Each brand is assigned a Brand Strength Index (BSI) score out of 100, which feeds into the brand value calculation. Based on the score, each brand is assigned a corresponding Brand Rating up to AAA+ in a format similar to a credit rating.
Brand Finance calculates the values of brands in its rankings using the Royalty Relief approach – a brand valuation method compliant with the industry standards set in ISO 10668. It involves estimating the likely future revenues that are attributable to a brand by calculating a royalty rate that would be charged for its use, to arrive at a ‘brand value’ understood as a net economic benefit that a brand owner would achieve by licensing the brand in the open market.
The steps in this process are as follows:
1 Calculate brand strength using a balanced scorecard of metrics assessing Marketing Investment, Stakeholder Equity, and Business Performance. Brand strength is expressed as a Brand Strength Index (BSI) score on a scale of 0 to 100.
2 Determine royalty range for each industry, reflecting the importance of brand to purchasing decisions. In luxury, the maximum percentage is high, while in extractive industry, where goods are often commoditised, it is lower. This is done by reviewing comparable licensing agreements sourced from Brand Finance’s extensive database.
3 Calculate royalty rate. The BSI score is applied to the royalty range to arrive at a royalty rate. For example, if the royalty range in a sector is 0-5% and a brand has a BSI score of 80 out of 100, then an appropriate royalty rate for the use of this brand in the given sector will be 4%.

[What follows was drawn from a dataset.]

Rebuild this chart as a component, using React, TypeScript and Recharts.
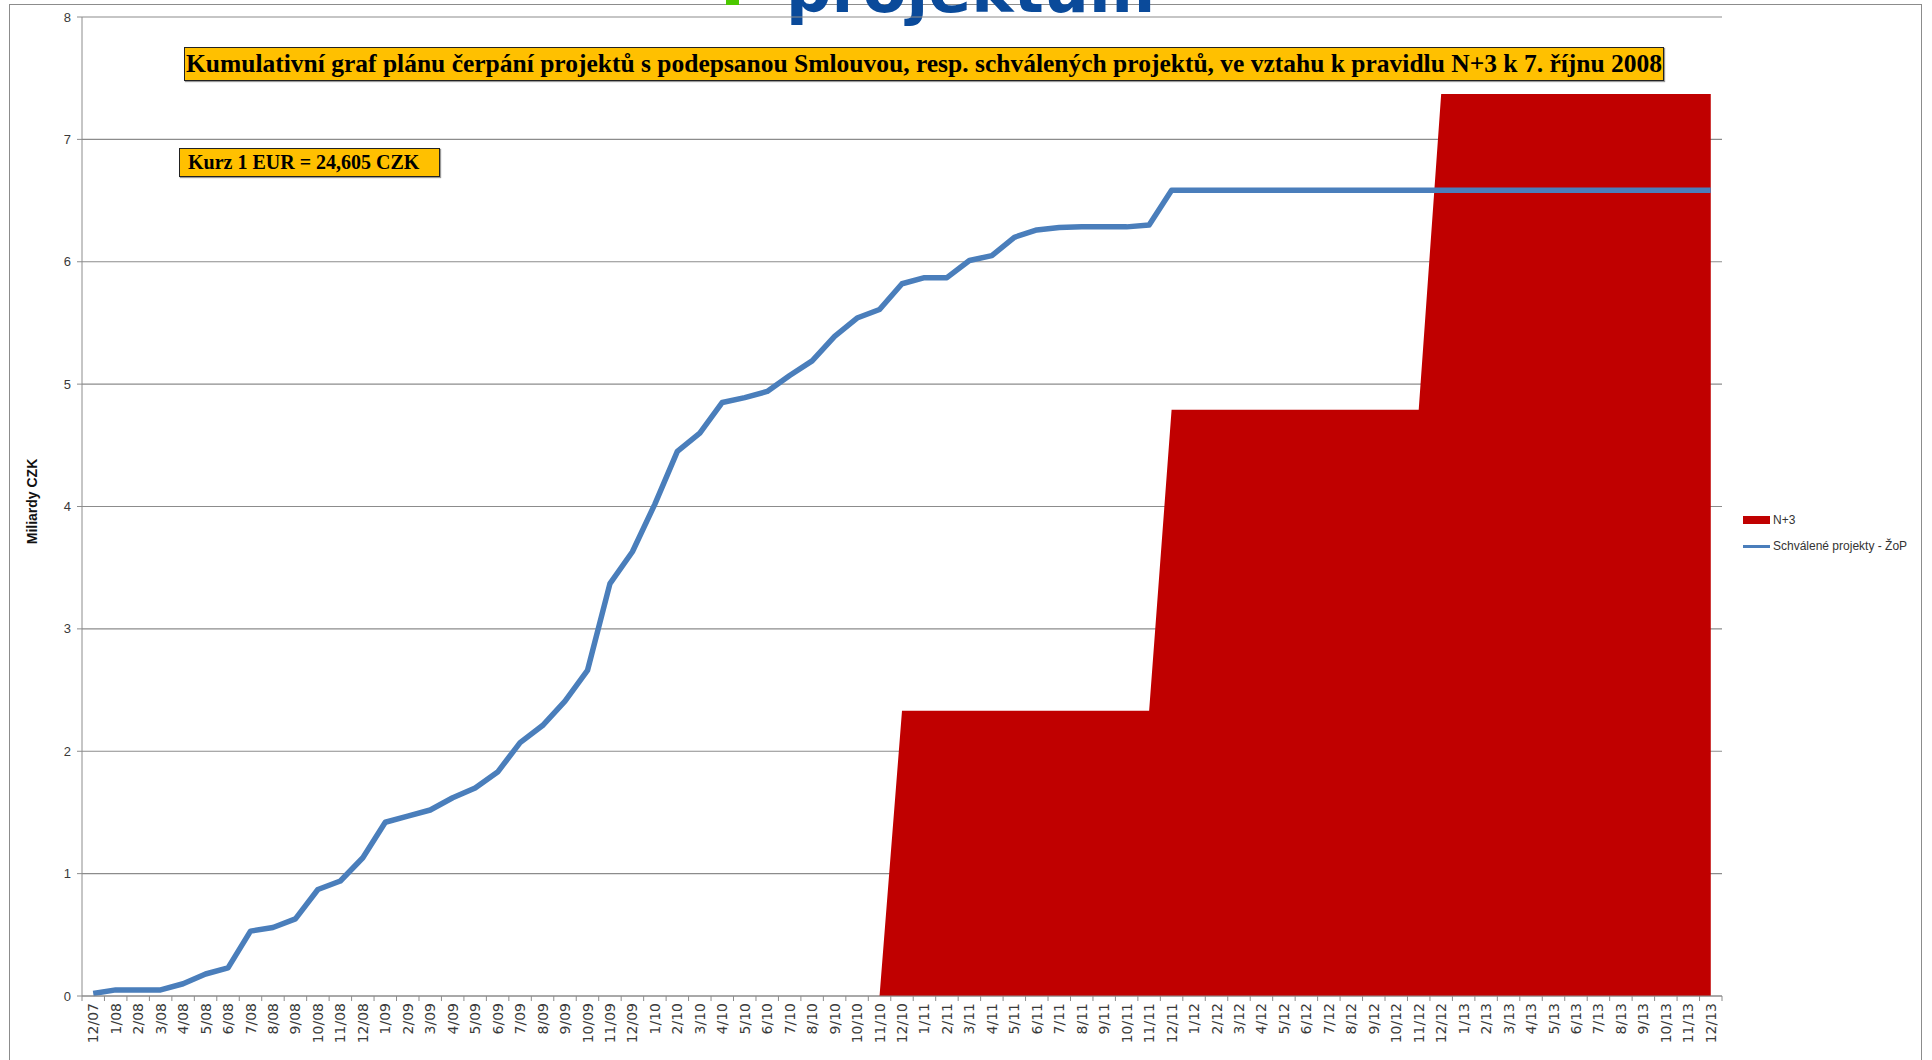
import React from 'react';
import { ComposedChart, Area, Line, XAxis, YAxis, CartesianGrid, Legend } from 'recharts';

// monthly categories 12/2007 .. 12/2013
const months = [
  '12/07',
  '1/08', '2/08', '3/08', '4/08', '5/08', '6/08', '7/08', '8/08', '9/08', '10/08', '11/08', '12/08',
  '1/09', '2/09', '3/09', '4/09', '5/09', '6/09', '7/09', '8/09', '9/09', '10/09', '11/09', '12/09',
  '1/10', '2/10', '3/10', '4/10', '5/10', '6/10', '7/10', '8/10', '9/10', '10/10', '11/10', '12/10',
  '1/11', '2/11', '3/11', '4/11', '5/11', '6/11', '7/11', '8/11', '9/11', '10/11', '11/11', '12/11',
  '1/12', '2/12', '3/12', '4/12', '5/12', '6/12', '7/12', '8/12', '9/12', '10/12', '11/12', '12/12',
  '1/13', '2/13', '3/13', '4/13', '5/13', '6/13', '7/13', '8/13', '9/13', '10/13', '11/13', '12/13',
];

// Schválené projekty - ŽoP (mld. CZK, kumulativně)
const schvaleneProjekty = [
  0.02,
  0.05, 0.05, 0.05, 0.10, 0.18, 0.23, 0.53, 0.56, 0.63, 0.87, 0.94, 1.13,
  1.42, 1.47, 1.52, 1.62, 1.70, 1.83, 2.07, 2.21, 2.41, 2.66, 3.37, 3.63,
  4.02, 4.45, 4.60, 4.85, 4.89, 4.94, 5.07, 5.19, 5.39, 5.54, 5.61, 5.82,
  5.87, 5.87, 6.01, 6.05, 6.20, 6.26, 6.28, 6.285, 6.285, 6.285, 6.30, 6.585,
  6.585, 6.585, 6.585, 6.585, 6.585, 6.585, 6.585, 6.585, 6.585, 6.585, 6.585, 6.585,
  6.585, 6.585, 6.585, 6.585, 6.585, 6.585, 6.585, 6.585, 6.585, 6.585, 6.585, 6.585,
];

// N+3 limit
const nPlus3 = [
  0,
  0, 0, 0, 0, 0, 0, 0, 0, 0, 0, 0, 0,
  0, 0, 0, 0, 0, 0, 0, 0, 0, 0, 0, 0,
  0, 0, 0, 0, 0, 0, 0, 0, 0, 0, 0, 2.33,
  2.33, 2.33, 2.33, 2.33, 2.33, 2.33, 2.33, 2.33, 2.33, 2.33, 2.33, 4.79,
  4.79, 4.79, 4.79, 4.79, 4.79, 4.79, 4.79, 4.79, 4.79, 4.79, 4.79, 7.37,
  7.37, 7.37, 7.37, 7.37, 7.37, 7.37, 7.37, 7.37, 7.37, 7.37, 7.37, 7.37,
];

const yTicks = [0, 1, 2, 3, 4, 5, 6, 7, 8];

const W = 1932;
const H = 1060;
const MARGIN = { top: 17, right: 210, bottom: 0, left: 0 };
const Y_AXIS_W = 82;
const X_AXIS_H = 64;
const BAND = (W - MARGIN.left - MARGIN.right - Y_AXIS_W) / months.length;

const RED = '#C00000';
const BLUE = '#4A7EBB';
const GRID = '#8c8c8c';
const LABEL = '#3a3a3a';

const data = months.map((m, i) => ({ month: m, n3: nPlus3[i], zop: schvaleneProjekty[i] }));

const MonthTick = (props: any) => {
  const { x, y, payload, index } = props;
  const ty = y + 7;
  return (
    <g>
      <line x1={x - BAND / 2} x2={x - BAND / 2} y1={y} y2={y + 5} stroke={GRID} />
      {index === months.length - 1 && (
        <line x1={x + BAND / 2} x2={x + BAND / 2} y1={y} y2={y + 5} stroke={GRID} />
      )}
      <text
        x={x}
        y={ty}
        transform={`rotate(-90 ${x} ${ty})`}
        textAnchor="end"
        dy="0.36em"
        fontSize={14}
        fontFamily="DejaVu Sans"
        fill={LABEL}
      >
        {payload.value}
      </text>
    </g>
  );
};

const AxisTitle = (props: any) => {
  const { viewBox } = props;
  const cx = viewBox.x + 32;
  const cy = viewBox.y + viewBox.height / 2 - 5;
  return (
    <text
      x={cx}
      y={cy}
      transform={`rotate(-90 ${cx} ${cy})`}
      textAnchor="middle"
      dy="0.35em"
      fontSize={14}
      fontWeight="bold"
      fontFamily="Liberation Sans"
      fill="#111"
    >
      Miliardy CZK
    </text>
  );
};

const LegendBox = ({ payload }: any) => (
  <div style={{ fontFamily: 'Liberation Sans', fontSize: 12, color: '#333' }}>
    {(payload || []).map((p: any) => (
      <div key={p.value} style={{ display: 'flex', alignItems: 'center', height: 26 }}>
        {p.dataKey === 'n3' ? (
          <span style={{ width: 27, height: 8, background: RED }} />
        ) : (
          <span style={{ width: 27, height: 3, background: BLUE }} />
        )}
        <span style={{ marginLeft: 3 }}>{p.value}</span>
      </div>
    ))}
  </div>
);

export default function App() {
  return (
    <div style={{ position: 'absolute', left: 0, top: 0, width: W, height: H, overflow: 'hidden', background: '#fff' }}>
      <svg width={W} height={H} style={{ position: 'absolute', left: 0, top: 0 }}>
        <rect x={9.5} y={4.5} width={1912} height={1200} fill="none" stroke={GRID} />
        <rect x={726} y={0} width={13} height={5} fill="#4cc800" />
        <text x={786} y={12} fontSize={63.5} fontWeight="bold" fontFamily="DejaVu Sans" fill="#0a4a9a">
          projektům
        </text>
      </svg>
      <div style={{ position: 'absolute', left: 0, top: 0 }}>
        <ComposedChart width={W} height={H} data={data} margin={MARGIN}>
          <CartesianGrid vertical={false} stroke={GRID} strokeWidth={1.2} />
          <XAxis
            dataKey="month"
            scale="band"
            interval={0}
            height={X_AXIS_H}
            tickSize={0}
            tickMargin={0}
            tickLine={false}
            axisLine={{ stroke: GRID }}
            tick={<MonthTick />}
          />
          <YAxis
            type="number"
            domain={[0, 8]}
            ticks={yTicks}
            width={Y_AXIS_W}
            tickSize={5}
            tickMargin={6}
            tickLine={{ stroke: GRID }}
            axisLine={{ stroke: GRID }}
            tick={{ fontSize: 13, fill: LABEL, fontFamily: 'Liberation Sans' }}
            label={<AxisTitle />}
          />
          <Area
            type="linear"
            dataKey="n3"
            name="N+3"
            legendType="rect"
            fill={RED}
            fillOpacity={1}
            stroke="none"
            isAnimationActive={false}
          />
          <Line
            type="linear"
            dataKey="zop"
            name="Schválené projekty - ŽoP"
            stroke={BLUE}
            strokeWidth={5.5}
            strokeLinejoin="round"
            dot={false}
            activeDot={false}
            isAnimationActive={false}
          />
          <Legend
            layout="vertical"
            align="center"
            verticalAlign="middle"
            content={<LegendBox />}
            wrapperStyle={{ left: 1743, top: 507, width: 190, height: 60 }}
          />
        </ComposedChart>
      </div>
      <div
        style={{
          position: 'absolute',
          left: 184,
          top: 47,
          width: 1480,
          height: 34,
          boxSizing: 'border-box',
          background: '#FFC000',
          border: '1px solid #222',
          boxShadow: '1px 1px 1px #999',
          fontFamily: 'Liberation Serif',
          fontWeight: 'bold',
          fontSize: 25.5,
          lineHeight: '32px',
          textAlign: 'center',
          color: '#000',
          whiteSpace: 'nowrap',
        }}
      >
        Kumulativní graf plánu čerpání projektů s podepsanou Smlouvou, resp. schválených projektů, ve vztahu k pravidlu N+3 k 7. říjnu 2008
      </div>
      <div
        style={{
          position: 'absolute',
          left: 179,
          top: 148,
          width: 261,
          height: 29,
          boxSizing: 'border-box',
          background: '#FFC000',
          border: '1px solid #222',
          boxShadow: '1px 1px 1px #999',
          fontFamily: 'Liberation Serif',
          fontWeight: 'bold',
          fontSize: 20,
          lineHeight: '27px',
          paddingLeft: 8,
          color: '#000',
          whiteSpace: 'nowrap',
        }}
      >
        Kurz 1 EUR = 24,605 CZK
      </div>
    </div>
  );
}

4 Determine brand-specific revenues by estimating a proportion of parent company revenues attributable to a brand.
5 Determine forecast revenues using a function of historic revenues, equity analyst forecasts, and economic growth rates.
6 Apply the royalty rate to the forecast revenues to derive brand revenues.
7 Discount post-tax brand revenues to a net present value which equals the brand value.
Brand Finance has produced this study with an independent and unbiased analysis. The values derived and opinions presented in this study are based on publicly available information and certain assumptions that Brand Finance used where such data was deficient or unclear. Brand Finance accepts no responsibility and will not be liable in the event that the publicly available information relied upon is subsequently found to be inaccurate. The opinions and financial analysis expressed in the study are not to be construed as providing investment or business advice. Brand Finance does not intend the study to be relied upon for any reason and excludes all liability to any body, government, or organisation.
The data presented in this study form part of Brand Finance's proprietary database, are provided for the benefit of the media, and are not to be used in part or in full for any commercial or technical purpose without written permission from Brand Finance.